_Job_
What follows is a set of entries. Repeat them exactly, but not their pictures.
++++++++++++++++++++
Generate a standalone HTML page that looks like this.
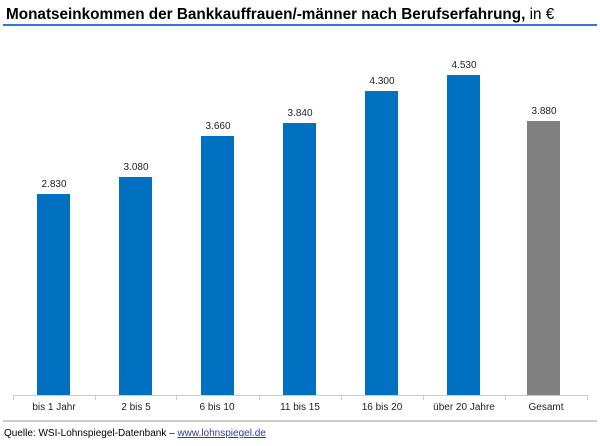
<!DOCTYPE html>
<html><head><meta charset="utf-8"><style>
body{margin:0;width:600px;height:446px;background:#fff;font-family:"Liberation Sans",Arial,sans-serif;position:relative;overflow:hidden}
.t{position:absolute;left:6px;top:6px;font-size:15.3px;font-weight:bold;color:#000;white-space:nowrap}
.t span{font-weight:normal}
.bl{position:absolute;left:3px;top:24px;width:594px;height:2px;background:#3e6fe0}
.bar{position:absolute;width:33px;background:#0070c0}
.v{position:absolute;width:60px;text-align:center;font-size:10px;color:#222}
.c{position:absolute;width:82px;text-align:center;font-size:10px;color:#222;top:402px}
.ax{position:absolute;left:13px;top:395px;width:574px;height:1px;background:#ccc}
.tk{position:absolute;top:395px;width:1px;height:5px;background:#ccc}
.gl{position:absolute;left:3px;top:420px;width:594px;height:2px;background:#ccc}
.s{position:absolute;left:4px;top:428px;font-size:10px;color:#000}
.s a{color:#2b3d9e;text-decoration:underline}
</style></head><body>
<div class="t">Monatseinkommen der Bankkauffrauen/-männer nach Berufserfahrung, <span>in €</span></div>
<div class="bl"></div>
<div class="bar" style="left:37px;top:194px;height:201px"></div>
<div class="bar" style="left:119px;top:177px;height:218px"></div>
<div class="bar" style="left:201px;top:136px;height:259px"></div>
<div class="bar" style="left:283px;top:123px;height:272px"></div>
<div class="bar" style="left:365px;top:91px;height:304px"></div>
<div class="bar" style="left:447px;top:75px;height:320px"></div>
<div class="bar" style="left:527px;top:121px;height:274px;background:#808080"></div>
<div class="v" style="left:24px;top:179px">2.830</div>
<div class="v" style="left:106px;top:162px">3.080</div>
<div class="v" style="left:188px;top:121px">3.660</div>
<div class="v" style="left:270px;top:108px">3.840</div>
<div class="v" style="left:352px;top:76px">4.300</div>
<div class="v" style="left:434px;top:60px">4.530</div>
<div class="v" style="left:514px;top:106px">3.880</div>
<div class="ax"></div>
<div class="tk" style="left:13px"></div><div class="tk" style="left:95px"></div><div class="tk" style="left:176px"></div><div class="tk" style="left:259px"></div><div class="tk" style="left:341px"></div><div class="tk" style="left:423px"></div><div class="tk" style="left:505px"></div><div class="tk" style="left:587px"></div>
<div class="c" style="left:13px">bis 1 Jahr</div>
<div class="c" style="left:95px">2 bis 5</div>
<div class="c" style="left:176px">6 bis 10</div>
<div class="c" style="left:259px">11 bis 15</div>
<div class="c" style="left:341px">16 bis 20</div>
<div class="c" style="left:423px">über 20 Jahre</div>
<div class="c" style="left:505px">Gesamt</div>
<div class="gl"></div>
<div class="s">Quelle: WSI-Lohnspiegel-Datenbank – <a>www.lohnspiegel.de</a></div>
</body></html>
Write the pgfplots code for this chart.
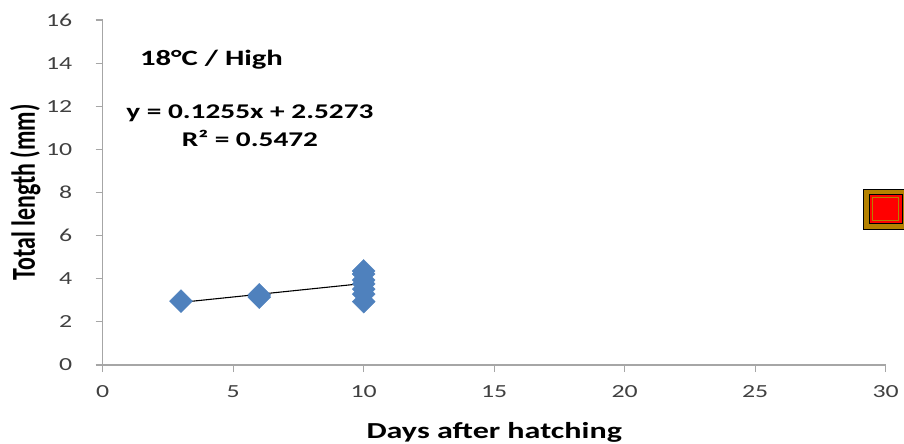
++++++++++++++++++++
_Solution for this exercise_
Generate a standalone HTML page that looks like this.
<!DOCTYPE html>
<html><head><meta charset="utf-8"><style>
body{margin:0;width:600px;height:446px;background:#fff;font-family:"Liberation Sans",Arial,sans-serif;position:relative;overflow:hidden}
.t{position:absolute;left:6px;top:6px;font-size:15.3px;font-weight:bold;color:#000;white-space:nowrap}
.t span{font-weight:normal}
.bl{position:absolute;left:3px;top:24px;width:594px;height:2px;background:#3e6fe0}
.bar{position:absolute;width:33px;background:#0070c0}
.v{position:absolute;width:60px;text-align:center;font-size:10px;color:#222}
.c{position:absolute;width:82px;text-align:center;font-size:10px;color:#222;top:402px}
.ax{position:absolute;left:13px;top:395px;width:574px;height:1px;background:#ccc}
.tk{position:absolute;top:395px;width:1px;height:5px;background:#ccc}
.gl{position:absolute;left:3px;top:420px;width:594px;height:2px;background:#ccc}
.s{position:absolute;left:4px;top:428px;font-size:10px;color:#000}
.s a{color:#2b3d9e;text-decoration:underline}
</style></head><body>
<div class="t">Monatseinkommen der Bankkauffrauen/-männer nach Berufserfahrung, <span>in €</span></div>
<div class="bl"></div>
<div class="bar" style="left:37px;top:194px;height:201px"></div>
<div class="bar" style="left:119px;top:177px;height:218px"></div>
<div class="bar" style="left:201px;top:136px;height:259px"></div>
<div class="bar" style="left:283px;top:123px;height:272px"></div>
<div class="bar" style="left:365px;top:91px;height:304px"></div>
<div class="bar" style="left:447px;top:75px;height:320px"></div>
<div class="bar" style="left:527px;top:121px;height:274px;background:#808080"></div>
<div class="v" style="left:24px;top:179px">2.830</div>
<div class="v" style="left:106px;top:162px">3.080</div>
<div class="v" style="left:188px;top:121px">3.660</div>
<div class="v" style="left:270px;top:108px">3.840</div>
<div class="v" style="left:352px;top:76px">4.300</div>
<div class="v" style="left:434px;top:60px">4.530</div>
<div class="v" style="left:514px;top:106px">3.880</div>
<div class="ax"></div>
<div class="tk" style="left:13px"></div><div class="tk" style="left:95px"></div><div class="tk" style="left:176px"></div><div class="tk" style="left:259px"></div><div class="tk" style="left:341px"></div><div class="tk" style="left:423px"></div><div class="tk" style="left:505px"></div><div class="tk" style="left:587px"></div>
<div class="c" style="left:13px">bis 1 Jahr</div>
<div class="c" style="left:95px">2 bis 5</div>
<div class="c" style="left:176px">6 bis 10</div>
<div class="c" style="left:259px">11 bis 15</div>
<div class="c" style="left:341px">16 bis 20</div>
<div class="c" style="left:423px">über 20 Jahre</div>
<div class="c" style="left:505px">Gesamt</div>
<div class="gl"></div>
<div class="s">Quelle: WSI-Lohnspiegel-Datenbank – <a>www.lohnspiegel.de</a></div>
</body></html>
Write the pgfplots code for this chart.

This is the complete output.